━━ MATERIAL PROVIDED ━━
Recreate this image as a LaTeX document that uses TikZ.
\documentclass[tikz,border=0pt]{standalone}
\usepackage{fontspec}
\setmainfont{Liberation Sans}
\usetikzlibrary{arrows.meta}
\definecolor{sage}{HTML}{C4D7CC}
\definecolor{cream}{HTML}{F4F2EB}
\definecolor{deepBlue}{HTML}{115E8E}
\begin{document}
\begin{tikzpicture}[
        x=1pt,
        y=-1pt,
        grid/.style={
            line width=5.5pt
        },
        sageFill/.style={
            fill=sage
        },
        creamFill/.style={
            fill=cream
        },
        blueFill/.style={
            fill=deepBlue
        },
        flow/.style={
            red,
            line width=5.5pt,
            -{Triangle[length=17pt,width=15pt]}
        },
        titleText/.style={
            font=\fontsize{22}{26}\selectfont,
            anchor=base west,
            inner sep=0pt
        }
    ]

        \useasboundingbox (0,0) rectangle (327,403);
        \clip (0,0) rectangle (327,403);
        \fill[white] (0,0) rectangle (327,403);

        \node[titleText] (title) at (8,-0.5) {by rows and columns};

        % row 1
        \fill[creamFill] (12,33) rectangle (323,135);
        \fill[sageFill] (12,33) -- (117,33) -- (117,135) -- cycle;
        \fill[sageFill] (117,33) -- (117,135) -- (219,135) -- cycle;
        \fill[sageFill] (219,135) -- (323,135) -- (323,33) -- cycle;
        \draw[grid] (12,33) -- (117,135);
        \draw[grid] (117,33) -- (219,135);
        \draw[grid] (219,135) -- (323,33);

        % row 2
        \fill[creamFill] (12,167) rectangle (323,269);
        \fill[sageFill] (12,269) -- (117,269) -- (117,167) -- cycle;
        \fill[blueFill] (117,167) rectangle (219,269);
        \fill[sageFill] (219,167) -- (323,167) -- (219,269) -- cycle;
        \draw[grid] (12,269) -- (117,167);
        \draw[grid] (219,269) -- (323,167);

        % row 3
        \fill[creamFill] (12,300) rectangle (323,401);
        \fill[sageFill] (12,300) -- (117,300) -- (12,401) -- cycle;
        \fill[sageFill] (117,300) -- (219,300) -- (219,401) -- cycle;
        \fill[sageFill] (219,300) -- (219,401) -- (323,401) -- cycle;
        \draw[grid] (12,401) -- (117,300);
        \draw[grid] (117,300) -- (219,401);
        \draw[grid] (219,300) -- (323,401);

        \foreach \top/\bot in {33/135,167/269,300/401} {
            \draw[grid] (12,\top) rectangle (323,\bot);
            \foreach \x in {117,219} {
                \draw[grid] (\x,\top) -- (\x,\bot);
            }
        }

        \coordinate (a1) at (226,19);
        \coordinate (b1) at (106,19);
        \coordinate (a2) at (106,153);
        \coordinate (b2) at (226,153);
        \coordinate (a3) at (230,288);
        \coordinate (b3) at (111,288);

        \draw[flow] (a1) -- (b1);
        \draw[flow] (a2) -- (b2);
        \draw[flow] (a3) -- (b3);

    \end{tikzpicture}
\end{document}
━━━
WRITTEN PROBLEM:
Lines from the beginning of the data above through the line containing "(219,135) -- (323,33);" are to be returned exactly, and no others.

OUTPUT:
Recreate this image as a LaTeX document that uses TikZ.
\documentclass[tikz,border=0pt]{standalone}
\usepackage{fontspec}
\setmainfont{Liberation Sans}
\usetikzlibrary{arrows.meta}
\definecolor{sage}{HTML}{C4D7CC}
\definecolor{cream}{HTML}{F4F2EB}
\definecolor{deepBlue}{HTML}{115E8E}
\begin{document}
\begin{tikzpicture}[
        x=1pt,
        y=-1pt,
        grid/.style={
            line width=5.5pt
        },
        sageFill/.style={
            fill=sage
        },
        creamFill/.style={
            fill=cream
        },
        blueFill/.style={
            fill=deepBlue
        },
        flow/.style={
            red,
            line width=5.5pt,
            -{Triangle[length=17pt,width=15pt]}
        },
        titleText/.style={
            font=\fontsize{22}{26}\selectfont,
            anchor=base west,
            inner sep=0pt
        }
    ]

        \useasboundingbox (0,0) rectangle (327,403);
        \clip (0,0) rectangle (327,403);
        \fill[white] (0,0) rectangle (327,403);

        \node[titleText] (title) at (8,-0.5) {by rows and columns};

        % row 1
        \fill[creamFill] (12,33) rectangle (323,135);
        \fill[sageFill] (12,33) -- (117,33) -- (117,135) -- cycle;
        \fill[sageFill] (117,33) -- (117,135) -- (219,135) -- cycle;
        \fill[sageFill] (219,135) -- (323,135) -- (323,33) -- cycle;
        \draw[grid] (12,33) -- (117,135);
        \draw[grid] (117,33) -- (219,135);
        \draw[grid] (219,135) -- (323,33);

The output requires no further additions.